The future of radio: Seven important trends
The medium will be transformed in the coming several years
December 27, 2016
By the editors of Media Life
This is one in a number of stories on radio in Media Life’s ongoing series “The new face of radio in America,” examining all the changes taking place in the medium. Click here for earlier stories.
Of all media, radio will undergo the most dramatic change in the coming decade, and these changes will radically transform the industry.
Below are some of the most important of those changes, based in insights by various media forecasters and analysts and media buyers, and the Media Life radio advisory panel.
1) The collapse of Big Radio.
Radio is a local medium and is most efficiently managed locally. Large players may reap efficiencies of scale but are very difficult to manage. Cases in point: IHeart and Cumulus, the two largest, are struggling under debt and are on the verge of collapse. They will be broken up, their stations sold off to small, locally managed radio operators.
2) A renaissance of local radio.
This must follow from the above, and it will be driven by market forces, led by advertiser demand and also consumer demand. In the new, much more competitive local marketplace, radio offers what no other medium offers, true community engagement with local on-air talent and events. Smart operators will work that to their advantage.
3) Radio will go entirely digital.
The structure of the radio industry was built around a technology that’s a century old. Radio can and will chuck all that technology—towers and transmitters—in favor of sending content over the internet, at huge costs savings and unimagined efficiencies.
4) The merging of radio, TV and news under single operators.
What separated newspapers, television and radio all these years were their different technologies. With digital, they now share one technology, one platform, and we already see them moving into each other’s turf, such as newspapers posting video. Radio stations can also post video on their websites, and they can expand their news to compete with both newspapers and local TV. TV can broadcast audio, challenging radio, and expand its news coverage, challenging the local newspaper. Local papers can expand into audio and promote morning and evening newscasts.

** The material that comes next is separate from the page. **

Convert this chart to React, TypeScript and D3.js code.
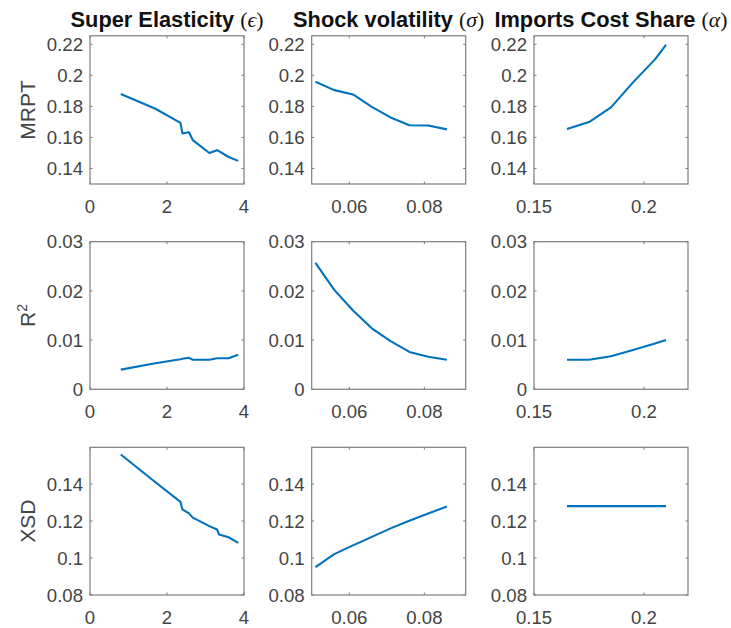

5) A revolution in radio content.
Radio is now mostly music with some talk. What we are seeing with all the excitement over podcasting is the potential for radio to be so much more—in some regards to return to what radio was before the advent of television, as a medium for storytelling that in many ways is far more compelling than video.
6) A transformation of the industry around this broader definition of radio as encompassing all things audio. The industry has been hugely resistant to digital, rejecting the likes of Pandora and Spotify as not really radio. It’s been slow to develop its own digital offerings. Radio at some point must step forward and claim ownership of the whole lot of it, traditional radio, digital radio, satellite, podcasting. If it goes into your ear, and it’s not a pencil, it’s radio.
7) An opportunity for radio to grab a larger share of consumers’ time and attention. The mobile phone has freed Americans from having to be in a particular place to stay in touch. But is has also freed us as media consumers from the couch and the TV set. TV is a couch medium; radio is a moving-about medium. It is a mobile medium. You can be in your car, walking down the street, riding in a train or on a plane, and enjoy radio. The more mobile our society gets, the greater the opportunity for radio to become the medium of choice. Media people marvel over the strength of outdoor ad spending at a time when other media are suffering. Out of home is benefiting from society’s increasing mobility. Radio stands to as well.